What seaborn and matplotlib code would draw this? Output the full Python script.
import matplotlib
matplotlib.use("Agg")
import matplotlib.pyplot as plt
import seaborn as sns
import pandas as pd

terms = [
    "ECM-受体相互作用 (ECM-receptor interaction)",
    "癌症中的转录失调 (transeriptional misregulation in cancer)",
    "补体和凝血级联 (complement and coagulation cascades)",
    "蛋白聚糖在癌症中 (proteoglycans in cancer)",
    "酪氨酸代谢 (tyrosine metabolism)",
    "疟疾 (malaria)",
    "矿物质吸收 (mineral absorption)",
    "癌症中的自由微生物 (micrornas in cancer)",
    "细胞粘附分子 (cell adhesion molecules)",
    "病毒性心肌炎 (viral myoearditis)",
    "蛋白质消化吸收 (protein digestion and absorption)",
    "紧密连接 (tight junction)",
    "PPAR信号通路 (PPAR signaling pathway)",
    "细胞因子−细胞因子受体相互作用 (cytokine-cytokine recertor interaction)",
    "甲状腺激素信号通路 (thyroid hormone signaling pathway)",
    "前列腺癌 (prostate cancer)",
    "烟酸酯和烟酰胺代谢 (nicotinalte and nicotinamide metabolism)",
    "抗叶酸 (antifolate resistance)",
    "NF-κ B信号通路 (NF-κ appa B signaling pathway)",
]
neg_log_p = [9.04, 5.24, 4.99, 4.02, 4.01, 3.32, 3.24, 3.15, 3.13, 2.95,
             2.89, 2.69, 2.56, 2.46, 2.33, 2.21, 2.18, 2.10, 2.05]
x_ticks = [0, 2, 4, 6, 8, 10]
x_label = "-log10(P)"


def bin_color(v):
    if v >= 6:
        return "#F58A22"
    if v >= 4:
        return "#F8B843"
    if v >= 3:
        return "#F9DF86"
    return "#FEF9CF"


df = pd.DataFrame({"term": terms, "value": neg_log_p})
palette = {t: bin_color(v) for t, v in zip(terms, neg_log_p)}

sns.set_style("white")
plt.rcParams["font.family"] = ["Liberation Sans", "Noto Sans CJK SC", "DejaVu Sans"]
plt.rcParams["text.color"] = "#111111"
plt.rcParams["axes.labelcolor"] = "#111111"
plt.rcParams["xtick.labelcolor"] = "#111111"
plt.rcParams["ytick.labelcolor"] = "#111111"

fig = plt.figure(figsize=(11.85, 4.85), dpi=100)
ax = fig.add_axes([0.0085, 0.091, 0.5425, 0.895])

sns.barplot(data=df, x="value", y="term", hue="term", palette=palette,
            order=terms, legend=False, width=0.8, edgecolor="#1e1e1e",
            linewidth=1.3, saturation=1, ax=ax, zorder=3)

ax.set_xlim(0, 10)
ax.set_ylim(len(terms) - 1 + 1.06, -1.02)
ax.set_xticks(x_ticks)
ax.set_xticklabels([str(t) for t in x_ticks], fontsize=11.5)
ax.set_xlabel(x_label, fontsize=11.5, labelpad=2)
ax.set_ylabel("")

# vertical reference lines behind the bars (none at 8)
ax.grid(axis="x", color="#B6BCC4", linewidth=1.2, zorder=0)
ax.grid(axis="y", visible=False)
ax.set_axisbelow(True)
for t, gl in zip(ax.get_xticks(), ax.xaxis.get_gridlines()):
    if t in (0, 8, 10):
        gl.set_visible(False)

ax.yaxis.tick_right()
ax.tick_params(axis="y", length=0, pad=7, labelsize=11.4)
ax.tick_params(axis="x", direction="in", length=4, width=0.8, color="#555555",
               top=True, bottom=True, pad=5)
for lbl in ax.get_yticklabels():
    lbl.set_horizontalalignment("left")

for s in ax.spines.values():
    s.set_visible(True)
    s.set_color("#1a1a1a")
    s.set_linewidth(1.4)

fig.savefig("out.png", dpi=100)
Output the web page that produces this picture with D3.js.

================

TASK TO CARRY OUT
All of the entries should be written out again exactly.

COMPLETED TASK
What seaborn and matplotlib code would draw this? Output the full Python script.
import matplotlib
matplotlib.use("Agg")
import matplotlib.pyplot as plt
import seaborn as sns
import pandas as pd

terms = [
    "ECM-受体相互作用 (ECM-receptor interaction)",
    "癌症中的转录失调 (transeriptional misregulation in cancer)",
    "补体和凝血级联 (complement and coagulation cascades)",
    "蛋白聚糖在癌症中 (proteoglycans in cancer)",
    "酪氨酸代谢 (tyrosine metabolism)",
    "疟疾 (malaria)",
    "矿物质吸收 (mineral absorption)",
    "癌症中的自由微生物 (micrornas in cancer)",
    "细胞粘附分子 (cell adhesion molecules)",
    "病毒性心肌炎 (viral myoearditis)",
    "蛋白质消化吸收 (protein digestion and absorption)",
    "紧密连接 (tight junction)",
    "PPAR信号通路 (PPAR signaling pathway)",
    "细胞因子−细胞因子受体相互作用 (cytokine-cytokine recertor interaction)",
    "甲状腺激素信号通路 (thyroid hormone signaling pathway)",
    "前列腺癌 (prostate cancer)",
    "烟酸酯和烟酰胺代谢 (nicotinalte and nicotinamide metabolism)",
    "抗叶酸 (antifolate resistance)",
    "NF-κ B信号通路 (NF-κ appa B signaling pathway)",
]
neg_log_p = [9.04, 5.24, 4.99, 4.02, 4.01, 3.32, 3.24, 3.15, 3.13, 2.95,
             2.89, 2.69, 2.56, 2.46, 2.33, 2.21, 2.18, 2.10, 2.05]
x_ticks = [0, 2, 4, 6, 8, 10]
x_label = "-log10(P)"


def bin_color(v):
    if v >= 6:
        return "#F58A22"
    if v >= 4:
        return "#F8B843"
    if v >= 3:
        return "#F9DF86"
    return "#FEF9CF"


df = pd.DataFrame({"term": terms, "value": neg_log_p})
palette = {t: bin_color(v) for t, v in zip(terms, neg_log_p)}

sns.set_style("white")
plt.rcParams["font.family"] = ["Liberation Sans", "Noto Sans CJK SC", "DejaVu Sans"]
plt.rcParams["text.color"] = "#111111"
plt.rcParams["axes.labelcolor"] = "#111111"
plt.rcParams["xtick.labelcolor"] = "#111111"
plt.rcParams["ytick.labelcolor"] = "#111111"

fig = plt.figure(figsize=(11.85, 4.85), dpi=100)
ax = fig.add_axes([0.0085, 0.091, 0.5425, 0.895])

sns.barplot(data=df, x="value", y="term", hue="term", palette=palette,
            order=terms, legend=False, width=0.8, edgecolor="#1e1e1e",
            linewidth=1.3, saturation=1, ax=ax, zorder=3)

ax.set_xlim(0, 10)
ax.set_ylim(len(terms) - 1 + 1.06, -1.02)
ax.set_xticks(x_ticks)
ax.set_xticklabels([str(t) for t in x_ticks], fontsize=11.5)
ax.set_xlabel(x_label, fontsize=11.5, labelpad=2)
ax.set_ylabel("")

# vertical reference lines behind the bars (none at 8)
ax.grid(axis="x", color="#B6BCC4", linewidth=1.2, zorder=0)
ax.grid(axis="y", visible=False)
ax.set_axisbelow(True)
for t, gl in zip(ax.get_xticks(), ax.xaxis.get_gridlines()):
    if t in (0, 8, 10):
        gl.set_visible(False)

ax.yaxis.tick_right()
ax.tick_params(axis="y", length=0, pad=7, labelsize=11.4)
ax.tick_params(axis="x", direction="in", length=4, width=0.8, color="#555555",
               top=True, bottom=True, pad=5)
for lbl in ax.get_yticklabels():
    lbl.set_horizontalalignment("left")

for s in ax.spines.values():
    s.set_visible(True)
    s.set_color("#1a1a1a")
    s.set_linewidth(1.4)

fig.savefig("out.png", dpi=100)
Output the web page that produces this picture with D3.js.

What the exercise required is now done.